La vida de Anna

Crítica de Pablo O. Scholz - Clarín

La vida de Anna, de la realizadora Nino Basilia, abarca tantos temas y se abre y bifurca, tal vez innecesariamente, en tantas subtramas que el resultado final no solamente apabulla, sino que aturde y desorienta.

Todo esto, al margen de un final filmado y subrayado con brocha gruesa.

La Anna del título es madre soltera de un niño con autismo. Su ex no sólo no la ayuda económicamente, sino que ni siquiera se digna ir a ver a su hijo, internado en un hospicio para niños con autismo, “porque él ni me mira”. Anna también tiene una abuela con demencia senil viviendo en otro departamento. Se gana la vida -es una manera de decir- como lavaplatos en un restaurante y limpiando casas de vecinos.

Si un sueño tiene Anna es el de viajar a los Estados Unidos. Cree, entiende que allí podrá ayudar en el tratamiento de su hijo. Pero planea viajar sola.

El problema -uno de los muchos que se le presentan en la carrera de obstáculos que es este drama para su protagonista- es que no consigue la visa.

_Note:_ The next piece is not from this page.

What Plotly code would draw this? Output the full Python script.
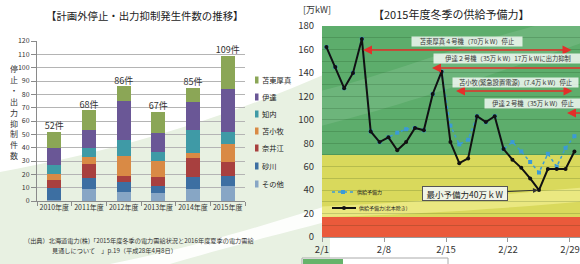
import plotly.graph_objects as go
import numpy as np

W, H = 580, 264
FONT = "Noto Sans CJK JP"

# ---------------- left chart data ----------------
years = ['2010年度', '2011年度', '2012年度', '2013年度', '2014年度', '2015年度']
s_sonota = [1, 9, 7, 6, 9, 11]          # その他
s_sunagawa = [9, 8, 7, 5, 9, 8]         # 砂川
s_naie = [6, 11, 5, 7, 14, 10]          # 奈井江
s_tomakomai = [4, 5, 15, 12, 4, 14]     # 苫小牧
s_shiriuchi = [7, 7, 12, 7, 17, 9]      # 知内
s_date = [13, 13, 29, 14, 21, 32]       # 伊達
s_tomatoatsuma = [12, 15, 11, 16, 11, 25]  # 苫東厚真

series_names = ['その他', '砂川', '奈井江', '苫小牧', '知内', '伊達', '苫東厚真']
series_vals = [s_sonota, s_sunagawa, s_naie, s_tomakomai, s_shiriuchi, s_date, s_tomatoatsuma]
series_colors = ['#87a6c5', '#3d6fa2', '#a8403f', '#d98a45', '#3f9aa6', '#6a5796', '#8ba656']

# ---------------- right chart data ----------------
days = ['2/%d' % d for d in range(1, 30)]
reserve_excl = [162, 145, 127, 140, 169, 90, 81, 85, 74, 81, 93, 91, 122, 141, 81,
                63, 67, 103, 98, 103, 75, 66, 59, 50, 40, 58, 58, 58, 73]
reserve_all = [162, 145, 127, 140, 169, 90, 81, 85, 89, 92, 93, 91, 122, 141, 95,
               79, 83, 103, 98, 103, 75, 81, 73, 64, 55, 71, 60, 76, 86]
right_ticks = ['2/1', '2/8', '2/15', '2/22', '2/29']


def px(x):
    return x / W


def py(y):
    return 1 - y / H


def P(x, y):
    return "%.4f,%.4f" % (px(x), py(y))


fig = go.Figure()

for name, vals, col in zip(series_names, series_vals, series_colors):
    fig.add_trace(go.Bar(x=years, y=vals, name=name, marker=dict(color=col, line=dict(width=0)),
                         width=0.4, xaxis='x', yaxis='y', showlegend=False))

totals = [int(v) for v in np.sum(np.array(series_vals), axis=0)]
fig.add_trace(go.Scatter(x=years, y=totals, mode='text', text=['%d件' % t for t in totals],
                         textposition='top center', textfont=dict(size=9, color='#333', family=FONT),
                         xaxis='x', yaxis='y', showlegend=False, cliponaxis=False))

xs = np.arange(len(days)) + 0.5
fig.add_trace(go.Scatter(x=xs, y=reserve_all, mode='lines+markers', name='供給予備力',
                         line=dict(color='#3b9bd6', width=1.5, dash='dot'),
                         marker=dict(symbol='square', size=4, color='#3b9bd6'),
                         xaxis='x2', yaxis='y2', showlegend=False))
fig.add_trace(go.Scatter(x=xs, y=reserve_excl, mode='lines+markers', name='供給予備力(北本除き)',
                         line=dict(color='#111', width=2),
                         marker=dict(symbol='circle', size=4, color='#111'),
                         xaxis='x2', yaxis='y2', showlegend=False))

tick_idx = [days.index(t) for t in right_ticks]

shapes = []
# background tint
shapes.append(dict(type='path', xref='paper', yref='paper', layer='below', line=dict(width=0),
                   fillcolor='#e8f1e2',
                   path="M %s C %s %s %s L %s L %s Z" % (P(0, 172), P(120, 150), P(220, 120), P(330, 72),
                                                          P(330, 264), P(0, 264))))
shapes.append(dict(type='path', xref='paper', yref='paper', layer='below', line=dict(width=0),
                   fillcolor='rgba(255,255,255,0.9)',
                   path="M %s C %s %s %s L %s C %s %s %s Z" % (P(110, 264), P(200, 246), P(260, 226), P(330, 205),
                                                                 P(330, 221), P(262, 238), P(212, 252), P(170, 264))))
# right plot bands
XR = 29.13
shapes.append(dict(type='rect', xref='x2', yref='y2', layer='below', x0=0, x1=XR, y0=0, y1=17,
                   fillcolor='#ea5a3b', line=dict(width=0)))
shapes.append(dict(type='rect', xref='x2', yref='y2', layer='below', x0=0, x1=XR, y0=17, y1=70,
                   fillcolor='#d9d95c', line=dict(width=0)))
shapes.append(dict(type='rect', xref='x2', yref='y2', layer='below', x0=0, x1=XR, y0=70, y1=180,
                   fillcolor='#5dad6c', line=dict(width=0)))
shapes.append(dict(type='path', xref='x2', yref='y2', layer='below', line=dict(width=0),
                   fillcolor='rgba(255,255,255,0.10)',
                   path="M 0,95 C 8,110 18,135 29.13,165 L 29.13,180 L 24,180 C 14,160 6,135 0,125 Z"))
shapes.append(dict(type='path', xref='x2', yref='y2', layer='below', line=dict(width=0),
                   fillcolor='rgba(255,250,175,0.45)',
                   path="M 0,17 C 10,19 20,24 29.13,30 L 29.13,42 C 20,36 10,29 0,26 Z"))
# right in-plot legend samples
shapes.append(dict(type='line', xref='paper', yref='paper', x0=px(332), x1=px(353), y0=py(192), y1=py(192),
                   line=dict(color='#3b9bd6', width=1.5, dash='dot')))
shapes.append(dict(type='rect', xref='paper', yref='paper', x0=px(341), x1=px(345), y0=py(190), y1=py(194),
                   fillcolor='#3b9bd6', line=dict(width=0)))
shapes.append(dict(type='line', xref='paper', yref='paper', x0=px(332), x1=px(356), y0=py(208), y1=py(208),
                   line=dict(color='#111', width=2)))
shapes.append(dict(type='circle', xref='paper', yref='paper', x0=px(342), x1=px(346), y0=py(206), y1=py(210),
                   fillcolor='#111', line=dict(width=0)))
# bottom tab box
shapes.append(dict(type='rect', xref='paper', yref='paper', x0=px(302), x1=px(448), y0=py(258), y1=py(272),
                   fillcolor='white', line=dict(color='#aaa', width=1)))
shapes.append(dict(type='rect', xref='paper', yref='paper', x0=px(303), x1=px(343), y0=py(259), y1=py(272),
                   fillcolor='#66b36a', line=dict(width=0)))
# left legend squares
leg_y = [80, 97, 114, 131, 148, 166, 184]
for yy, col in zip(leg_y, series_colors[::-1]):
    shapes.append(dict(type='rect', xref='paper', yref='paper', x0=px(255), x1=px(258.5),
                       y0=py(yy + 3.5), y1=py(yy - 3.5), fillcolor=col, line=dict(width=0)))

ann = []


def txt(t, x, y, size, xanchor='center', color='#333', **kw):
    d = dict(text=t, x=px(x), y=py(y), xref='paper', yref='paper', showarrow=False,
             xanchor=xanchor, yanchor='middle', font=dict(size=size, color=color, family=FONT))
    d.update(kw)
    ann.append(d)


# titles
txt('【計画外停止・出力抑制発生件数の推移】', 144, 16, 10.4, color='#222')
txt('【2015年度冬季の供給予備力】', 451, 14, 11, color='#222')
txt('[万kW]', 301, 10, 9, xanchor='left')
# left y title, stacked vertically
ytitle = '停止・出力抑制件数'
for i, ch in enumerate(ytitle):
    txt(ch, 14, 68 + i * 10.9, 8, height=10)
# left legend text
for yy, name in zip(leg_y, series_names[::-1]):
    txt(name, 259.5, yy, 7.3, xanchor='left', color='#222')
# source
txt('（出典）北海道電力(株)「2015年度冬季の電力需給状況と2016年度夏季の電力需給', 22, 240, 6.2, xanchor='left')
txt('見通しについて　」p.19（平成28年4月8日）', 50, 250, 6.2, xanchor='left')
# right legend text
txt('供給予備力', 355, 192, 5, xanchor='left', color='#222')
txt('供給予備力(北本除き)', 357, 208, 5, xanchor='left', color='#222')


def day(xpix):
    return (xpix - 322) / 8.857


def val(ypix):
    return (237 - ypix) / 1.1722


RED = '#e3302a'
# red arrows
arrows = [  # (x_head, x_tail, y, both)
    (day(363), day(573), val(50), True),
    (day(432), XR + 0.3, val(68), False),
    (day(456), day(574), val(91), True),
    (day(567), XR + 0.3, val(113), False),
]
for xh, xt, yv, both in arrows:
    ann.append(dict(text='', x=xh, y=yv, ax=xt, ay=yv, xref='x2', yref='y2', axref='x2', ayref='y2',
                    showarrow=True, arrowhead=2, arrowsize=1.2, arrowwidth=1.5, arrowcolor=RED,
                    arrowside='end+start' if both else 'end', standoff=0, startstandoff=0))
# text boxes
boxes = [
    ('苫東厚真４号機（70万ｋW）停止', 466.7, 41.2, 110),
    ('伊達２号機（35万ｋW）17万ｋWに出力抑制', 508, 58.8, 148),
    ('苫小牧(緊急設置電源)（7.4万ｋW）停止', 515.5, 82.2, 125),
    ('伊達２号機（35万ｋW）停止', 533, 103.3, 96),
]
for t, cx, cy, w in boxes:
    txt(t, cx, cy, 6.3, width=w, height=9, bgcolor='rgba(255,255,255,0.78)', borderpad=0)
# min reserve box
ann.append(dict(text='最小予備力40万ｋW', x=xs[reserve_excl.index(min(reserve_excl))], y=min(reserve_excl),
                ax=day(465), ay=val(193.5), xref='x2', yref='y2', axref='x2', ayref='y2',
                showarrow=True, arrowhead=2, arrowsize=1, arrowwidth=1, arrowcolor='#333', standoff=1,
                width=84, height=13, bgcolor='rgba(240,245,236,0.96)', bordercolor='#555', borderwidth=1,
                borderpad=0, font=dict(size=8.5, color='#222', family=FONT)))

fig.update_layout(
    width=W, height=H, margin=dict(l=0, r=0, t=0, b=0, autoexpand=False),
    paper_bgcolor='white', plot_bgcolor='rgba(0,0,0,0)',
    barmode='stack', showlegend=False, hovermode=False,
    font=dict(family=FONT, color='#333'),
    shapes=shapes, annotations=ann,
    xaxis=dict(domain=[px(37), px(245)], anchor='y', type='category', showline=True, linecolor='#8a8a8a',
               ticks='outside', tickson='boundaries', ticklen=4, tickcolor='#8a8a8a', tickangle=0,
               tickfont=dict(size=7, color='#333', family=FONT), showgrid=False, automargin=False),
    yaxis=dict(domain=[py(201), py(41)], anchor='x', range=[0, 120], dtick=10, showline=True,
               linecolor='#8a8a8a', ticks='outside', ticklen=5, tickcolor='#8a8a8a', automargin=False,
               tickfont=dict(size=7, color='#333', family=FONT), gridcolor='#b4b4b4', gridwidth=1,
               zeroline=False),
    xaxis2=dict(domain=[px(322), 1.0], anchor='y2', range=[0, XR], tickvals=tick_idx, ticktext=right_ticks,
                showline=True, linecolor='#999', ticks='outside', ticklen=4, tickcolor='#999', automargin=False,
                tickfont=dict(size=9.5, color='#333', family=FONT), showgrid=False, zeroline=False),
    yaxis2=dict(domain=[py(237), py(26)], anchor='x2', range=[0, 180], dtick=20, ticks='', automargin=False,
                ticklabelstandoff=7, tickfont=dict(size=9.5, color='#333', family=FONT),
                showgrid=True, gridcolor='rgba(0,40,0,0.16)', gridwidth=1, zeroline=False,
                minor=dict(dtick=10, showgrid=True, gridcolor='rgba(0,40,0,0.16)', gridwidth=1)),
)

fig.write_html("out.html", config={'displayModeBar': False, 'staticPlot': True},
               post_script="document.body.style.margin='0px';document.body.style.overflow='hidden';")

¿Por qué? Porque sus ingresos son tan bajos que en el consulado en Georgia, donde vive, desconfían.

La vida de Anna tiene varios personajes secundarios que no hacen más que acentuar cierto patetismo. Los ambientes sombríos, aciagos, refuerzan el clima.

La subtramas, que dejan el tema del hijo con autismo casi soslayado, pasan por un joven que persigue a Anna -estaría enamorado desquiciadamente de ella-, la problemática de la abuela, cierto vecino (el dueño del restaurante) que tiene en su mesita de luz un fajo de billetes de cien dólares, y Otto, un tipo que le asegura que por la plata que tenga vendiendo su departamento, él le consigue una visa. Trucha, pero visa al fin.

De no ser por Ekaterine Demetradze, la visión del filme se haría más difícil.